The Rt Hon Matt Hancock MP, Minister of State for Digital, DCMS spoke about plans for the new Centre for Data Ethics and Innovation.

A keynote address by Dr Carolyn Nguyen, Director, Technology Policy, Microsoft focused on policy considerations including multi-stakeholder dialogue, sharing best practices and skills training.

In her keynote, Elizabeth Denham, Information Commissioner, Information Commissioner’s Office, suggested that “there’s no dichotomy between ethics and innovation. But ethical considerations should dictate the direction of travel”.

The panel on How do we embed an Ethics by Design Approach? discussed how organisations are developing ethics by design approaches today, and what can be done moving forward. It was chaired by Hetan Shah, Executive Director, The Royal Statistical Society. Panellists included Robin Tombs, CEO, Yoti; James Kidner, Director of Partnership, Improbable; Kriti Sharma, VP Artificial Intelligence, Sage; Tabitha Goldstaub, Co-Founder, CognitionX; Elizabeth Denham, Information Commissioner, ICO and Stephen Deadman, Global Deputy Chief Privacy Officer, Facebook.

Chief Executive, Nuffield Foundation, Tim Gardam’s keynote focussed on ‘Social well-being and data ethics: a Nuffield Foundation initiative on the social impact of data, algorithms and AI’.

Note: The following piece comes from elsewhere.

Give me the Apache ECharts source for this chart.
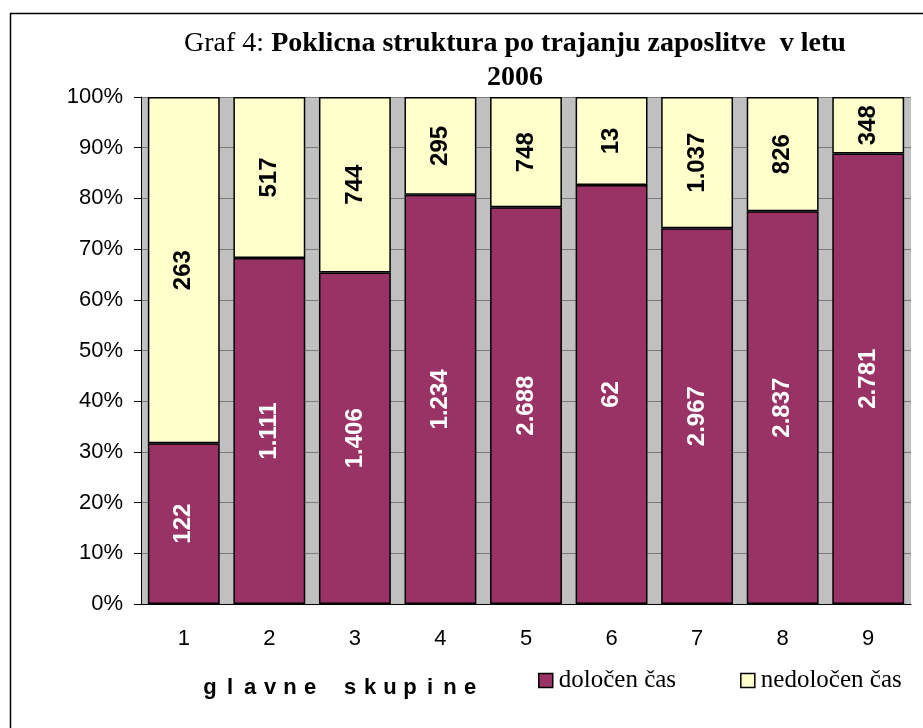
<!DOCTYPE html>
<html>
<head>
<meta charset="utf-8">
<script src="https://cdn.jsdelivr.net/npm/echarts@6/dist/echarts.min.js"></script>
<style>
  html, body { margin: 0; padding: 0; background: #fff; }
  #chart { width: 923px; height: 728px; }
</style>
</head>
<body>
<div id="chart"></div>
<script>
// glavne skupine poklicev
var categories = ["1", "2", "3", "4", "5", "6", "7", "8", "9"];
// število zaposlenih po trajanju zaposlitve
var dolocen = [122, 1111, 1406, 1234, 2688, 62, 2967, 2837, 2781];
var nedolocen = [263, 517, 744, 295, 748, 13, 1037, 826, 348];
var yTicks = [0, 10, 20, 30, 40, 50, 60, 70, 80, 90, 100];
var axisName = "glavne skupine";

// delež v odstotkih (100% stolpci)
function share(arr, i) {
  return (arr[i] / (dolocen[i] + nedolocen[i])) * 100;
}
var dolocenPct = categories.map(function (c, i) { return share(dolocen, i); });
var nedolocenPct = categories.map(function (c, i) { return share(nedolocen, i); });

// 1234 -> "1.234"
function fmt(v) {
  return String(v).replace(/\B(?=(\d{3})+(?!\d))/g, ".");
}

// razprte črke za ime osi
var spaced = axisName.split("").map(function (ch) {
  return "{c|" + ch + "}";
}).join("");

var chart = echarts.init(document.getElementById("chart"));
var option = {
  backgroundColor: "#fff",
  animation: false,
  title: [
    {
      text: "{n|Graf 4: }{b|Poklicna struktura po trajanju zaposlitve  v letu}\n{b|2006}",
      left: 510,
      top: 22,
      textAlign: "center",
      textStyle: {
        rich: {
          n: { fontFamily: "Liberation Serif", fontSize: 28, fontWeight: "normal", color: "#000", lineHeight: 34 },
          b: { fontFamily: "Liberation Serif", fontSize: 28, fontWeight: "bold", color: "#000", lineHeight: 34 }
        }
      }
    },
    {
      text: spaced,
      left: 195,
      top: 672,
      textStyle: {
        rich: {
          c: { fontFamily: "Liberation Sans", fontSize: 22, fontWeight: "bold", color: "#000", width: 20, align: "center" }
        }
      }
    }
  ],
  legend: {
    left: 533,
    top: 663,
    itemWidth: 14,
    itemHeight: 14,
    itemGap: 64,
    icon: "rect",
    textStyle: { fontFamily: "Liberation Serif", fontSize: 25, color: "#000", padding: [0, 0, 0, 1] },
    data: [
      { name: "določen čas", itemStyle: { borderColor: "#000", borderWidth: 1.5 } },
      { name: "nedoločen čas", itemStyle: { borderColor: "#000", borderWidth: 1.5 } }
    ]
  },
  grid: {
    left: 141,
    right: 12,
    top: 97,
    bottom: 124,
    show: true,
    backgroundColor: "#C0C0C0",
    borderWidth: 0
  },
  xAxis: {
    type: "category",
    data: categories,
    axisLine: { lineStyle: { color: "#000", width: 1 } },
    axisTick: { length: 7, lineStyle: { color: "#000" } },
    axisLabel: { fontFamily: "Liberation Sans", fontSize: 22, color: "#000", margin: 24 }
  },
  yAxis: {
    type: "value",
    min: 0,
    max: 100,
    interval: 10,
    axisLine: { show: true, lineStyle: { color: "#000", width: 1 } },
    axisTick: { show: true, length: 7, lineStyle: { color: "#000" } },
    axisLabel: {
      fontFamily: "Liberation Sans",
      fontSize: 22,
      color: "#000",
      margin: 18,
      formatter: function (v) { return yTicks.indexOf(v) >= 0 ? v + "%" : ""; }
    },
    splitLine: { show: true, lineStyle: { color: "#7a7a7a", width: 1 } }
  },
  series: [
    {
      name: "določen čas",
      type: "bar",
      stack: "skupaj",
      barCategoryGap: "16%",
      data: dolocenPct,
      itemStyle: { color: "#993366", borderColor: "#000", borderWidth: 1.5 },
      label: {
        show: true,
        position: "inside",
        rotate: 90,
        fontFamily: "Liberation Sans",
        fontSize: 24,
        fontWeight: "bold",
        color: "#fff",
        formatter: function (p) { return fmt(dolocen[p.dataIndex]); }
      }
    },
    {
      name: "nedoločen čas",
      type: "bar",
      stack: "skupaj",
      barCategoryGap: "16%",
      data: nedolocenPct,
      itemStyle: { color: "#FFFFCC", borderColor: "#000", borderWidth: 1.5 },
      label: {
        show: true,
        position: "inside",
        rotate: 90,
        fontFamily: "Liberation Sans",
        fontSize: 24,
        fontWeight: "bold",
        color: "#000",
        formatter: function (p) { return fmt(nedolocen[p.dataIndex]); }
      }
    }
  ],
  graphic: [
    {
      type: "rect",
      left: 8,
      top: 11,
      shape: { width: 940, height: 740 },
      style: { fill: "none", stroke: "#000", lineWidth: 1.5 },
      silent: true
    }
  ]
};
chart.setOption(option);
</script>
</body>
</html>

The final panel of the day, chaired by Sue Daley, techUK, focussed on “Positioning the UK for Ethical Leadership” and discussed the opportunities and benefits for the UK of positioning itself as the global centre of excellence for addressing digital and data ethics issues. Panellists included Dr Natalie Banner, Policy Advisor, Wellcome Trust; Ollie Buckley, Deputy Director, Digital Charter & Data Ethics, DCMS; Dr Jeni Tennison OBE, CEO, ODI and Richard Ward, Government and Regulatory Affairs, IBM.

The messages that came out of the event are very significant for Trilateral Research’s work in developing ethical and socio-economic impacts of emerging technologies. Both in terms of the impacts of AI (e.g., changing nature of work, shifts in employee benefits, impacts on fairness, accountability, trust and transparency, impacts on health and human flourishing, increase in biases), and the calls for further dialogue, cross-sectoral learning and best practice sharing. This is part of our work in delivering data-driven innovation to resolve challenges at the crossroads of technology and society and we will address it as part of the SIENNA project’s research and engagement activities.

About the Digital Ethics Summit

The Digital Ethics Summit was organised by techUK at The County Hall, London, on 13 December 2017. The event, focussed on ethical issues in AI, was organised in partnership with the Royal Statistical Society, Wellcome Trust, Royal Society, British Academy, University of Oxford Data Ethics Lab, Open Data Institute, the Alan Turing Institute and the Leverhulme Centre for the Future of Intelligence. The event was sponsored by Microsoft, the Nuffield Foundation and Yoti. The event was fully sold out with over 250 people attending. Participants included philosophers, academics, engineers, industry representatives, lawyers, regulators, journalists and policy-makers.